Request: Please reproduce exactly the lines between the line holding "Write the matplotlib code for this chart." and the line holding "ax.plot(xs, ys, color='black', lw=1.6, solid_capstyle='butt')", inclusive, leaving out any pictures.

Extracted material:
◇ ◇ ◇

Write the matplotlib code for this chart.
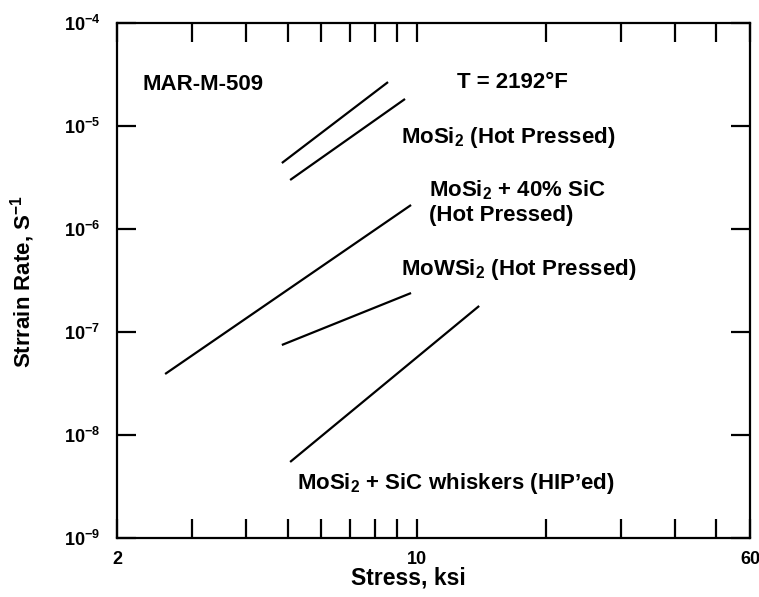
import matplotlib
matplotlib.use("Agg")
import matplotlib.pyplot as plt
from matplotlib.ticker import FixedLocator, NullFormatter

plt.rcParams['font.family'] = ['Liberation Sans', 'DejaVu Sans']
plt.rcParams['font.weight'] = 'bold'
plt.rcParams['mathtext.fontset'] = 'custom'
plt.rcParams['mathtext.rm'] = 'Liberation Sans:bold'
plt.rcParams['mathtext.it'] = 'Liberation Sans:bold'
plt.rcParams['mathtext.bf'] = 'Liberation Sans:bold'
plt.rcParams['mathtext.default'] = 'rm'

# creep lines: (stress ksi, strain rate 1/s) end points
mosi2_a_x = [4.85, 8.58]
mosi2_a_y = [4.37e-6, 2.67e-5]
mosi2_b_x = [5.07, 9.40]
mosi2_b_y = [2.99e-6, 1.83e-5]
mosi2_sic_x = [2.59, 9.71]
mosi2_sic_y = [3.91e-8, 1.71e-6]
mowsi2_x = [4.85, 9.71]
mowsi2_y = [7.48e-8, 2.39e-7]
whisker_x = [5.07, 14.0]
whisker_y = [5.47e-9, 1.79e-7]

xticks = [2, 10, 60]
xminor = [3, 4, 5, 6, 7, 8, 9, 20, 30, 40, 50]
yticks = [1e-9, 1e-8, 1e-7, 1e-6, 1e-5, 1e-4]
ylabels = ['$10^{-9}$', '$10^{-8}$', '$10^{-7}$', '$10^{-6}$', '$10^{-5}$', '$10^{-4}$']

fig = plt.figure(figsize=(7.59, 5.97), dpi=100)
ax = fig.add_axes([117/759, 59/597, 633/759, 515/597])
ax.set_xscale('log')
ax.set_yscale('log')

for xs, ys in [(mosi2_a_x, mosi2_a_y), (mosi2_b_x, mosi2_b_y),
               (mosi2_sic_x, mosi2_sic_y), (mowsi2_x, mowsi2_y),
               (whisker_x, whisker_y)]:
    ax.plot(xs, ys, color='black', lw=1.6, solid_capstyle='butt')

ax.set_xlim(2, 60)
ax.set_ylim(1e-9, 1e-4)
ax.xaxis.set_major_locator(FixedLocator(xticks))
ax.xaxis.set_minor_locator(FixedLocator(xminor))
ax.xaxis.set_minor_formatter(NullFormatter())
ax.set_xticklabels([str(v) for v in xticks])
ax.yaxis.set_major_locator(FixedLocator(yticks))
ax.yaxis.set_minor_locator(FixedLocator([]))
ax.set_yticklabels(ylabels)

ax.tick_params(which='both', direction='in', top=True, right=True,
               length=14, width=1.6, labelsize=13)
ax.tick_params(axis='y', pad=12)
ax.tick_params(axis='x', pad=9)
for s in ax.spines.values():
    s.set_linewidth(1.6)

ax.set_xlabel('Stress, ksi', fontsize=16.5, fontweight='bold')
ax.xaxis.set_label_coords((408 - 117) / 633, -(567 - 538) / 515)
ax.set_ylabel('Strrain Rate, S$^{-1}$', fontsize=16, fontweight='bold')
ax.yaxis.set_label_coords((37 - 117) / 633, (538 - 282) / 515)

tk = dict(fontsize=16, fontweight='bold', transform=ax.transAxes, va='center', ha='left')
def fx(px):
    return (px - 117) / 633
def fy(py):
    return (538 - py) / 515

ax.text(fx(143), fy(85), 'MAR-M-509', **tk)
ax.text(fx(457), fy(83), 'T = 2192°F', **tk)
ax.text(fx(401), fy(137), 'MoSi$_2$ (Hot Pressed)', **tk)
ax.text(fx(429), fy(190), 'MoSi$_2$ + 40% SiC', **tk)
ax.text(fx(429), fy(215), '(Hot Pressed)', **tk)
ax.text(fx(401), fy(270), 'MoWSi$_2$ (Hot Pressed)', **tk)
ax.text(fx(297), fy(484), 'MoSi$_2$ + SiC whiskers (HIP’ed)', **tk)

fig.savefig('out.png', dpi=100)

◇ ◇ ◇

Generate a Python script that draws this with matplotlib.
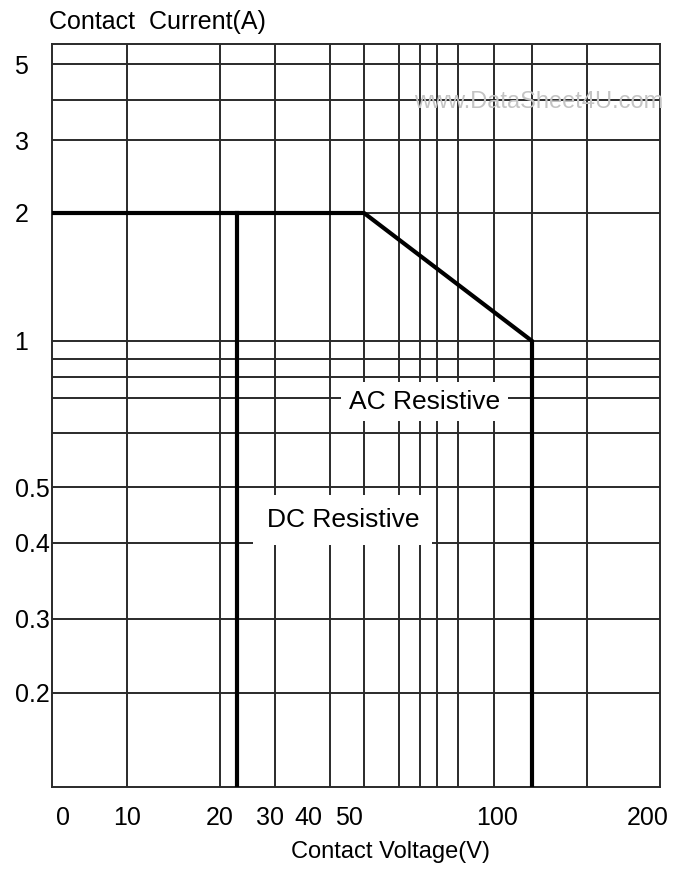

◇ ◇ ◇

Result for this task:
Write the matplotlib code for this chart.
import matplotlib
matplotlib.use("Agg")
import matplotlib.pyplot as plt
from matplotlib.ticker import FixedLocator, NullFormatter

plt.rcParams['font.family'] = ['Liberation Sans', 'DejaVu Sans']
plt.rcParams['font.weight'] = 'bold'
plt.rcParams['mathtext.fontset'] = 'custom'
plt.rcParams['mathtext.rm'] = 'Liberation Sans:bold'
plt.rcParams['mathtext.it'] = 'Liberation Sans:bold'
plt.rcParams['mathtext.bf'] = 'Liberation Sans:bold'
plt.rcParams['mathtext.default'] = 'rm'

# creep lines: (stress ksi, strain rate 1/s) end points
mosi2_a_x = [4.85, 8.58]
mosi2_a_y = [4.37e-6, 2.67e-5]
mosi2_b_x = [5.07, 9.40]
mosi2_b_y = [2.99e-6, 1.83e-5]
mosi2_sic_x = [2.59, 9.71]
mosi2_sic_y = [3.91e-8, 1.71e-6]
mowsi2_x = [4.85, 9.71]
mowsi2_y = [7.48e-8, 2.39e-7]
whisker_x = [5.07, 14.0]
whisker_y = [5.47e-9, 1.79e-7]

xticks = [2, 10, 60]
xminor = [3, 4, 5, 6, 7, 8, 9, 20, 30, 40, 50]
yticks = [1e-9, 1e-8, 1e-7, 1e-6, 1e-5, 1e-4]
ylabels = ['$10^{-9}$', '$10^{-8}$', '$10^{-7}$', '$10^{-6}$', '$10^{-5}$', '$10^{-4}$']

fig = plt.figure(figsize=(7.59, 5.97), dpi=100)
ax = fig.add_axes([117/759, 59/597, 633/759, 515/597])
ax.set_xscale('log')
ax.set_yscale('log')

for xs, ys in [(mosi2_a_x, mosi2_a_y), (mosi2_b_x, mosi2_b_y),
               (mosi2_sic_x, mosi2_sic_y), (mowsi2_x, mowsi2_y),
               (whisker_x, whisker_y)]:
    ax.plot(xs, ys, color='black', lw=1.6, solid_capstyle='butt')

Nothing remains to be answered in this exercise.